WHEN I was a very small child, farmed out to my Aunt May in the West Kerry Gaeltacht, (1) one of our great joys was listening to wondertales in which the hero had to make a perilous journey to an Domhan Thoir, 'the Eastern World', usually to bring back some pearl or other without price. Whether a princess or "the silver apples of the moon, the golden apples of the sun," whether a feather from a golden bird or the water of eternal life from the "well that is at the world's end," these marvels all came from an Domhan Thoir. It was as if coming from Ireland--the Western World or the Hesperides--our own apples were considered ordinary or garden or commonplace. On the principle that too much West is East, the source and site of all marvels and wonders was its opposite, the Eastern World. It has always seemed obvious to me that J.M. Synge's Playboy of the Western World was called such to emphasize an ironic interplay with the Eastern World of the Gaeltacht storytellers. Little did I know at the time that this very same Eastern World would play host to me for a very important and influential tire years of my young adult life. It is a place in which I have kept a foothold ever since.

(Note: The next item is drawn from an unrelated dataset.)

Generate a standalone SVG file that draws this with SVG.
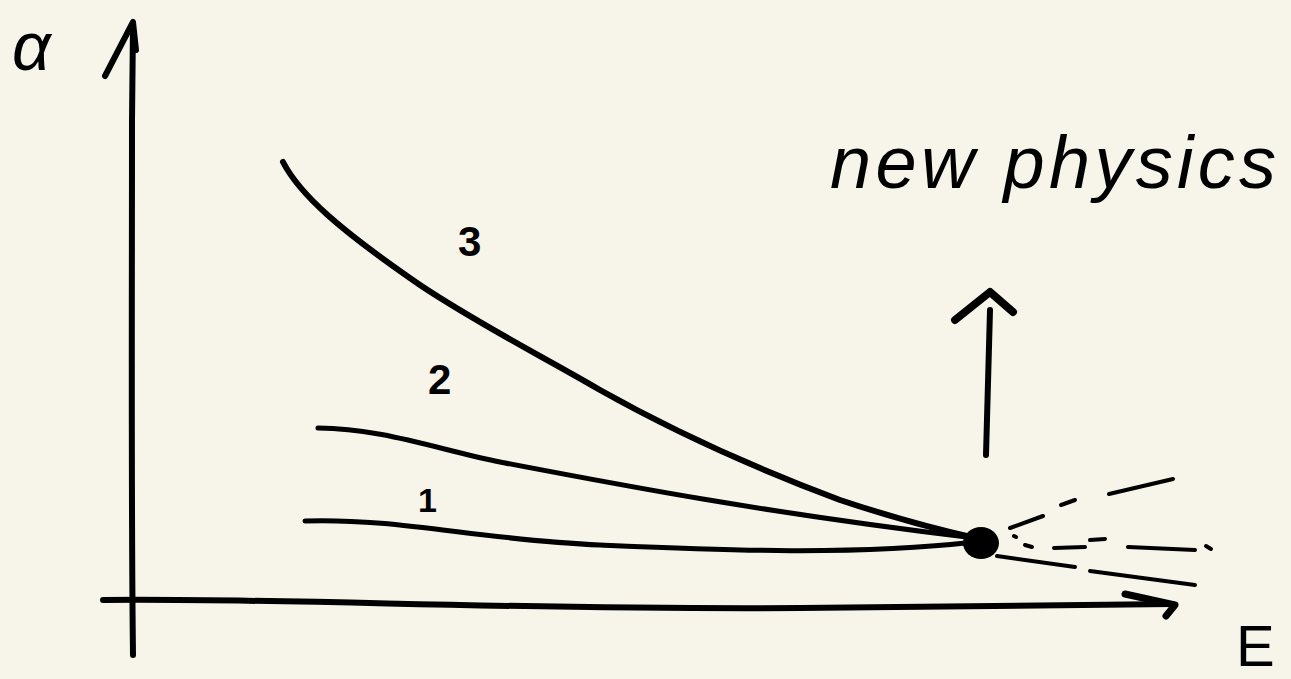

Years ago an applied linguist informed me that it would be hard to come across two languages that were phonetically more alike and morphologically more different than Turkish and Irish. This underlined my own deepest suspicions, though I would never have been able to put it so precisely. I had a real struggle to learn Turkish, my first non-Indo-European language, and even today my fluency depends greatly on how recently we have spent some time in the country. But there was a time when linguistically I used to pass for an Alamanli, a Turk who had grown up in Germany. I remember once in Ankara, in the bazaar area of Cikrikcilar Yokusu, I demurred from such an appelation, saying that I was actually an out-and-out gavur, or heathen, only to find that the material I was buying suddenly doubled in price. That was the last time I looked a gift horse in the mouth, so to speak.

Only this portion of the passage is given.